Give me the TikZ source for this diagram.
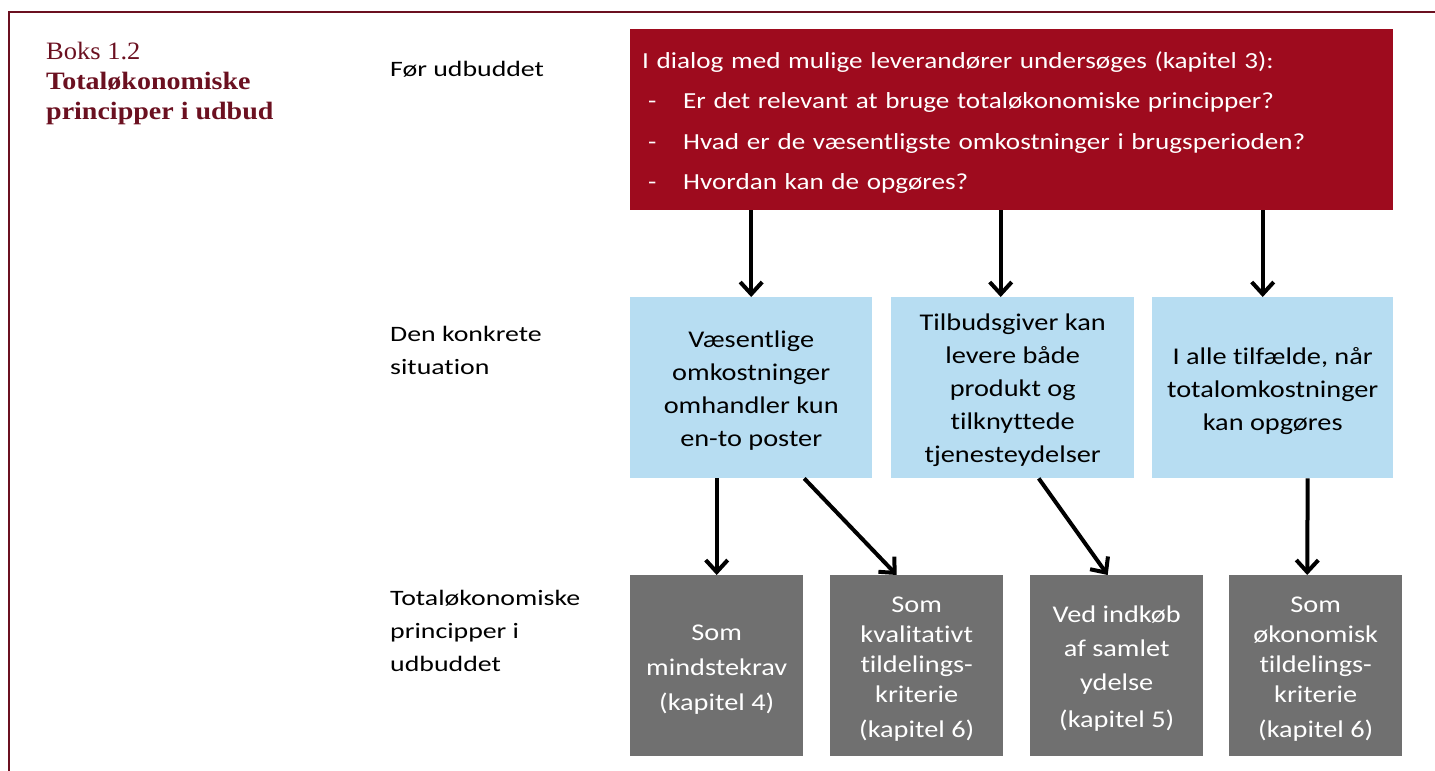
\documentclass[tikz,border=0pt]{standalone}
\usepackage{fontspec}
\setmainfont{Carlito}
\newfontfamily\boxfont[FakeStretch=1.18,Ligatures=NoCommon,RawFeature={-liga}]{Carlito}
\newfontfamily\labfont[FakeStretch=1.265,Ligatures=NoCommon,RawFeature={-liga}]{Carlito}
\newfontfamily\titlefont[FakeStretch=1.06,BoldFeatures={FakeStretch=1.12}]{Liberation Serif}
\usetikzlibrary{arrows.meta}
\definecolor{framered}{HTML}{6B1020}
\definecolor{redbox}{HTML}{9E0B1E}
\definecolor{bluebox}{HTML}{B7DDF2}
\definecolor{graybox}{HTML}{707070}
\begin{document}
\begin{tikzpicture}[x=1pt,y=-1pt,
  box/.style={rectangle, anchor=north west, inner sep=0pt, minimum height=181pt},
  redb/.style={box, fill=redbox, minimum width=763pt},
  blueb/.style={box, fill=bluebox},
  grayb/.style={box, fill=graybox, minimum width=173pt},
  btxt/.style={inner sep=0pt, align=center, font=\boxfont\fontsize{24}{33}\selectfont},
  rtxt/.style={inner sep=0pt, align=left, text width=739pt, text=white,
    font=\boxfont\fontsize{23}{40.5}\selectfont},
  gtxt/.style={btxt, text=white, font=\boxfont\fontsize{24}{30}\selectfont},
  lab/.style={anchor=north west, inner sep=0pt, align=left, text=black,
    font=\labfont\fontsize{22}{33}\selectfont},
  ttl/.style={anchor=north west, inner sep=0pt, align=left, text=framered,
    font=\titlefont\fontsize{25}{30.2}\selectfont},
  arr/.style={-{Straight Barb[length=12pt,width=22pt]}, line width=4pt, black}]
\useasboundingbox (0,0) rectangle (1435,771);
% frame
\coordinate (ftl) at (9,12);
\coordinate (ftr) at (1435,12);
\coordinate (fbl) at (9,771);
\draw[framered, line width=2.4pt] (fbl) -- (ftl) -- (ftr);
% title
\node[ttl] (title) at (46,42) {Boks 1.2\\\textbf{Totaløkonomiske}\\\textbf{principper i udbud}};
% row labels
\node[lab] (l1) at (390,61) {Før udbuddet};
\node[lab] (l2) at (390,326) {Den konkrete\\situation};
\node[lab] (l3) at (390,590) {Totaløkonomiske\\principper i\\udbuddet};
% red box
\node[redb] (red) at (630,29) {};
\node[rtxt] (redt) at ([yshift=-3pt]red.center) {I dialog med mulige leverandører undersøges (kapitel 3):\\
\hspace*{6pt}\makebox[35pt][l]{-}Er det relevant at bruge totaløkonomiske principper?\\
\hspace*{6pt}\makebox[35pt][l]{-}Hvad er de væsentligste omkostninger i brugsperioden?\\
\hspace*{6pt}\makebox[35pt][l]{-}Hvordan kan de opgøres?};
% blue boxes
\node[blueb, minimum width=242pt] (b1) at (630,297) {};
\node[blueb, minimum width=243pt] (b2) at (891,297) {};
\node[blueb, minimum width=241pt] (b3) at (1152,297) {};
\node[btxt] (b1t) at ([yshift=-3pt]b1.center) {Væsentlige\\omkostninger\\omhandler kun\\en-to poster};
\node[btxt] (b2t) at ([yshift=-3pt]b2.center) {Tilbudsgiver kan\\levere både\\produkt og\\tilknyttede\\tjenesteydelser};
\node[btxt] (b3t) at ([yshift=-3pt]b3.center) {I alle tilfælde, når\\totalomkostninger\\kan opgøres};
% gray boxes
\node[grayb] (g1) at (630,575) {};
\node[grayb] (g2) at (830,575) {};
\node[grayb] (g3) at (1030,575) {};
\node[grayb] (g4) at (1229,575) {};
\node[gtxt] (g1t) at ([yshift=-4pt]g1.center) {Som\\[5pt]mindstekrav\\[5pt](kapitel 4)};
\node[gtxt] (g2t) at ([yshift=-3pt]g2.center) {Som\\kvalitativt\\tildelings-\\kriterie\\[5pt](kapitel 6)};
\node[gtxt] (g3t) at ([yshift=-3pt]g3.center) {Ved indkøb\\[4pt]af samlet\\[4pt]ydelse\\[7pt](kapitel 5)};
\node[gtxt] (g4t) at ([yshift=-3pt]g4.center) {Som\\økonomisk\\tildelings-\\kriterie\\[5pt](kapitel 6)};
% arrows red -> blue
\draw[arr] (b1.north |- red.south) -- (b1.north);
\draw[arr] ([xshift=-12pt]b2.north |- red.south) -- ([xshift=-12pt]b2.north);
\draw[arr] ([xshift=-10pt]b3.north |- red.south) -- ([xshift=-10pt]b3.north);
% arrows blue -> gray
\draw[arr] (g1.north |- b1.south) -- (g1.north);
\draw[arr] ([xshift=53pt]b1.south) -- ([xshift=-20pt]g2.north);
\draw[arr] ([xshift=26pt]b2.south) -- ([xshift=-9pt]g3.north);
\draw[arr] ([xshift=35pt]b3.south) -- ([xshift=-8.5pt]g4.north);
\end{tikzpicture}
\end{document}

**Exercise objective:**
Repeat the data exactly, dropping every picture it holds.

**Task answer:**
Give me the TikZ source for this diagram.
\documentclass[tikz,border=0pt]{standalone}
\usepackage{fontspec}
\setmainfont{Carlito}
\newfontfamily\boxfont[FakeStretch=1.18,Ligatures=NoCommon,RawFeature={-liga}]{Carlito}
\newfontfamily\labfont[FakeStretch=1.265,Ligatures=NoCommon,RawFeature={-liga}]{Carlito}
\newfontfamily\titlefont[FakeStretch=1.06,BoldFeatures={FakeStretch=1.12}]{Liberation Serif}
\usetikzlibrary{arrows.meta}
\definecolor{framered}{HTML}{6B1020}
\definecolor{redbox}{HTML}{9E0B1E}
\definecolor{bluebox}{HTML}{B7DDF2}
\definecolor{graybox}{HTML}{707070}
\begin{document}
\begin{tikzpicture}[x=1pt,y=-1pt,
  box/.style={rectangle, anchor=north west, inner sep=0pt, minimum height=181pt},
  redb/.style={box, fill=redbox, minimum width=763pt},
  blueb/.style={box, fill=bluebox},
  grayb/.style={box, fill=graybox, minimum width=173pt},
  btxt/.style={inner sep=0pt, align=center, font=\boxfont\fontsize{24}{33}\selectfont},
  rtxt/.style={inner sep=0pt, align=left, text width=739pt, text=white,
    font=\boxfont\fontsize{23}{40.5}\selectfont},
  gtxt/.style={btxt, text=white, font=\boxfont\fontsize{24}{30}\selectfont},
  lab/.style={anchor=north west, inner sep=0pt, align=left, text=black,
    font=\labfont\fontsize{22}{33}\selectfont},
  ttl/.style={anchor=north west, inner sep=0pt, align=left, text=framered,
    font=\titlefont\fontsize{25}{30.2}\selectfont},
  arr/.style={-{Straight Barb[length=12pt,width=22pt]}, line width=4pt, black}]
\useasboundingbox (0,0) rectangle (1435,771);
% frame
\coordinate (ftl) at (9,12);
\coordinate (ftr) at (1435,12);
\coordinate (fbl) at (9,771);
\draw[framered, line width=2.4pt] (fbl) -- (ftl) -- (ftr);
% title
\node[ttl] (title) at (46,42) {Boks 1.2\\\textbf{Totaløkonomiske}\\\textbf{principper i udbud}};
% row labels
\node[lab] (l1) at (390,61) {Før udbuddet};
\node[lab] (l2) at (390,326) {Den konkrete\\situation};
\node[lab] (l3) at (390,590) {Totaløkonomiske\\principper i\\udbuddet};
% red box
\node[redb] (red) at (630,29) {};
\node[rtxt] (redt) at ([yshift=-3pt]red.center) {I dialog med mulige leverandører undersøges (kapitel 3):\\
\hspace*{6pt}\makebox[35pt][l]{-}Er det relevant at bruge totaløkonomiske principper?\\
\hspace*{6pt}\makebox[35pt][l]{-}Hvad er de væsentligste omkostninger i brugsperioden?\\
\hspace*{6pt}\makebox[35pt][l]{-}Hvordan kan de opgøres?};
% blue boxes
\node[blueb, minimum width=242pt] (b1) at (630,297) {};
\node[blueb, minimum width=243pt] (b2) at (891,297) {};
\node[blueb, minimum width=241pt] (b3) at (1152,297) {};
\node[btxt] (b1t) at ([yshift=-3pt]b1.center) {Væsentlige\\omkostninger\\omhandler kun\\en-to poster};
\node[btxt] (b2t) at ([yshift=-3pt]b2.center) {Tilbudsgiver kan\\levere både\\produkt og\\tilknyttede\\tjenesteydelser};
\node[btxt] (b3t) at ([yshift=-3pt]b3.center) {I alle tilfælde, når\\totalomkostninger\\kan opgøres};
% gray boxes
\node[grayb] (g1) at (630,575) {};
\node[grayb] (g2) at (830,575) {};
\node[grayb] (g3) at (1030,575) {};
\node[grayb] (g4) at (1229,575) {};
\node[gtxt] (g1t) at ([yshift=-4pt]g1.center) {Som\\[5pt]mindstekrav\\[5pt](kapitel 4)};
\node[gtxt] (g2t) at ([yshift=-3pt]g2.center) {Som\\kvalitativt\\tildelings-\\kriterie\\[5pt](kapitel 6)};
\node[gtxt] (g3t) at ([yshift=-3pt]g3.center) {Ved indkøb\\[4pt]af samlet\\[4pt]ydelse\\[7pt](kapitel 5)};
\node[gtxt] (g4t) at ([yshift=-3pt]g4.center) {Som\\økonomisk\\tildelings-\\kriterie\\[5pt](kapitel 6)};
% arrows red -> blue
\draw[arr] (b1.north |- red.south) -- (b1.north);
\draw[arr] ([xshift=-12pt]b2.north |- red.south) -- ([xshift=-12pt]b2.north);
\draw[arr] ([xshift=-10pt]b3.north |- red.south) -- ([xshift=-10pt]b3.north);
% arrows blue -> gray
\draw[arr] (g1.north |- b1.south) -- (g1.north);
\draw[arr] ([xshift=53pt]b1.south) -- ([xshift=-20pt]g2.north);
\draw[arr] ([xshift=26pt]b2.south) -- ([xshift=-9pt]g3.north);
\draw[arr] ([xshift=35pt]b3.south) -- ([xshift=-8.5pt]g4.north);
\end{tikzpicture}
\end{document}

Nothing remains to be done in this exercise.